- **Exercise objective**
Leave out the images and repeat the listing below without a single change.

════════

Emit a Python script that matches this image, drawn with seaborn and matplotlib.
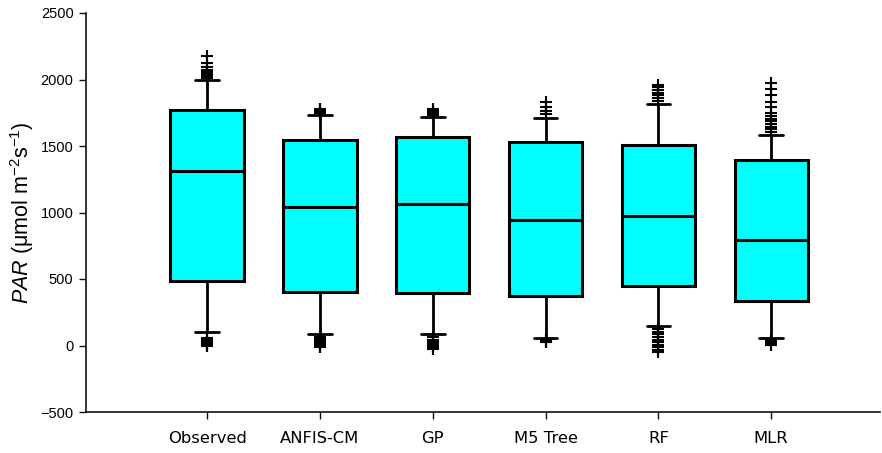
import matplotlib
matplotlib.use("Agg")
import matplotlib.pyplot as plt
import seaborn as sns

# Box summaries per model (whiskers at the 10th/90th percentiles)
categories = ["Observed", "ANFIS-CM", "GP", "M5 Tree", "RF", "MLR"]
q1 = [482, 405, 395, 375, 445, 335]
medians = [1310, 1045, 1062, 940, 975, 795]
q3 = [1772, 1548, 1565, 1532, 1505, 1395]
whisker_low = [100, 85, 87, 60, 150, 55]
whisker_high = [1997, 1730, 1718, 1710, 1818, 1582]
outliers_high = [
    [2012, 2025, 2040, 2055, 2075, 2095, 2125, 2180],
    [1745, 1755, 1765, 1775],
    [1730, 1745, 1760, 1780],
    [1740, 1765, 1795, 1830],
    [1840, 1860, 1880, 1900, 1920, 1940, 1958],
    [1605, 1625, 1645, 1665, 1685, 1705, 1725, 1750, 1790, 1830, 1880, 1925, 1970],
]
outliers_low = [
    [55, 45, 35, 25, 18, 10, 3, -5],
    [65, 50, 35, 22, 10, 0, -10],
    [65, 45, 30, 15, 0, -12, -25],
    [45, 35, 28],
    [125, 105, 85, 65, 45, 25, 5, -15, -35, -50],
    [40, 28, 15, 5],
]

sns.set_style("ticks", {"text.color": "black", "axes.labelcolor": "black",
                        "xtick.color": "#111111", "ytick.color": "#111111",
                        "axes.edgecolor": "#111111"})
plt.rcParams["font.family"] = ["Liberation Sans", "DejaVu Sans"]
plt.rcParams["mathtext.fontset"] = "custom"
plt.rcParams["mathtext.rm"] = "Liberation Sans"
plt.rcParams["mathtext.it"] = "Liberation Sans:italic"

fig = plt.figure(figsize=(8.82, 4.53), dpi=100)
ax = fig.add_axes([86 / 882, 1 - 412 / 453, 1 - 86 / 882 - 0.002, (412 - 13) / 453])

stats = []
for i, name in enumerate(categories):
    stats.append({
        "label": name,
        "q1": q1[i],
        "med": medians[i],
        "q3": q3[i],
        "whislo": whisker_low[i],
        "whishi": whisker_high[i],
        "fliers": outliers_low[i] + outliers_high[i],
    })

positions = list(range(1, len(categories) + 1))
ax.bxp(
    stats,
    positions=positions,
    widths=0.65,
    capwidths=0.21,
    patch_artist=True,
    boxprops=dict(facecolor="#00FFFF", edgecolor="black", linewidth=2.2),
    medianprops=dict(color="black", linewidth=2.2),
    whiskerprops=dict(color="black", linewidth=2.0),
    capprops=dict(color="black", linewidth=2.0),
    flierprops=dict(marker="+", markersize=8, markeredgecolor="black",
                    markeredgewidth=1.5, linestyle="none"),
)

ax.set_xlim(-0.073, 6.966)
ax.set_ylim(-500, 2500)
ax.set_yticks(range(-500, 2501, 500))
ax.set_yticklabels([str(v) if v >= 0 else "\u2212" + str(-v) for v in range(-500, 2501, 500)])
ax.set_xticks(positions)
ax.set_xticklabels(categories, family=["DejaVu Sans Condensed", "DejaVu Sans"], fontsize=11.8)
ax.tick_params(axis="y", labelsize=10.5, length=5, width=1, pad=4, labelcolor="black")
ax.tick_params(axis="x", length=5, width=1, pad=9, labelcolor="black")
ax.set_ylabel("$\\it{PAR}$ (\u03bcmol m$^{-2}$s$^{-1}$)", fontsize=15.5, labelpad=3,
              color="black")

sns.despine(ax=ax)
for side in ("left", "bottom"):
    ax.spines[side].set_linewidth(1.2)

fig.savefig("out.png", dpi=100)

════════

- **Answer to the task**
Emit a Python script that matches this image, drawn with seaborn and matplotlib.
import matplotlib
matplotlib.use("Agg")
import matplotlib.pyplot as plt
import seaborn as sns

# Box summaries per model (whiskers at the 10th/90th percentiles)
categories = ["Observed", "ANFIS-CM", "GP", "M5 Tree", "RF", "MLR"]
q1 = [482, 405, 395, 375, 445, 335]
medians = [1310, 1045, 1062, 940, 975, 795]
q3 = [1772, 1548, 1565, 1532, 1505, 1395]
whisker_low = [100, 85, 87, 60, 150, 55]
whisker_high = [1997, 1730, 1718, 1710, 1818, 1582]
outliers_high = [
    [2012, 2025, 2040, 2055, 2075, 2095, 2125, 2180],
    [1745, 1755, 1765, 1775],
    [1730, 1745, 1760, 1780],
    [1740, 1765, 1795, 1830],
    [1840, 1860, 1880, 1900, 1920, 1940, 1958],
    [1605, 1625, 1645, 1665, 1685, 1705, 1725, 1750, 1790, 1830, 1880, 1925, 1970],
]
outliers_low = [
    [55, 45, 35, 25, 18, 10, 3, -5],
    [65, 50, 35, 22, 10, 0, -10],
    [65, 45, 30, 15, 0, -12, -25],
    [45, 35, 28],
    [125, 105, 85, 65, 45, 25, 5, -15, -35, -50],
    [40, 28, 15, 5],
]

sns.set_style("ticks", {"text.color": "black", "axes.labelcolor": "black",
                        "xtick.color": "#111111", "ytick.color": "#111111",
                        "axes.edgecolor": "#111111"})
plt.rcParams["font.family"] = ["Liberation Sans", "DejaVu Sans"]
plt.rcParams["mathtext.fontset"] = "custom"
plt.rcParams["mathtext.rm"] = "Liberation Sans"
plt.rcParams["mathtext.it"] = "Liberation Sans:italic"

fig = plt.figure(figsize=(8.82, 4.53), dpi=100)
ax = fig.add_axes([86 / 882, 1 - 412 / 453, 1 - 86 / 882 - 0.002, (412 - 13) / 453])

stats = []
for i, name in enumerate(categories):
    stats.append({
        "label": name,
        "q1": q1[i],
        "med": medians[i],
        "q3": q3[i],
        "whislo": whisker_low[i],
        "whishi": whisker_high[i],
        "fliers": outliers_low[i] + outliers_high[i],
    })

positions = list(range(1, len(categories) + 1))
ax.bxp(
    stats,
    positions=positions,
    widths=0.65,
    capwidths=0.21,
    patch_artist=True,
    boxprops=dict(facecolor="#00FFFF", edgecolor="black", linewidth=2.2),
    medianprops=dict(color="black", linewidth=2.2),
    whiskerprops=dict(color="black", linewidth=2.0),
    capprops=dict(color="black", linewidth=2.0),
    flierprops=dict(marker="+", markersize=8, markeredgecolor="black",
                    markeredgewidth=1.5, linestyle="none"),
)

ax.set_xlim(-0.073, 6.966)
ax.set_ylim(-500, 2500)
ax.set_yticks(range(-500, 2501, 500))
ax.set_yticklabels([str(v) if v >= 0 else "\u2212" + str(-v) for v in range(-500, 2501, 500)])
ax.set_xticks(positions)
ax.set_xticklabels(categories, family=["DejaVu Sans Condensed", "DejaVu Sans"], fontsize=11.8)
ax.tick_params(axis="y", labelsize=10.5, length=5, width=1, pad=4, labelcolor="black")
ax.tick_params(axis="x", length=5, width=1, pad=9, labelcolor="black")
ax.set_ylabel("$\\it{PAR}$ (\u03bcmol m$^{-2}$s$^{-1}$)", fontsize=15.5, labelpad=3,
              color="black")

sns.despine(ax=ax)
for side in ("left", "bottom"):
    ax.spines[side].set_linewidth(1.2)

fig.savefig("out.png", dpi=100)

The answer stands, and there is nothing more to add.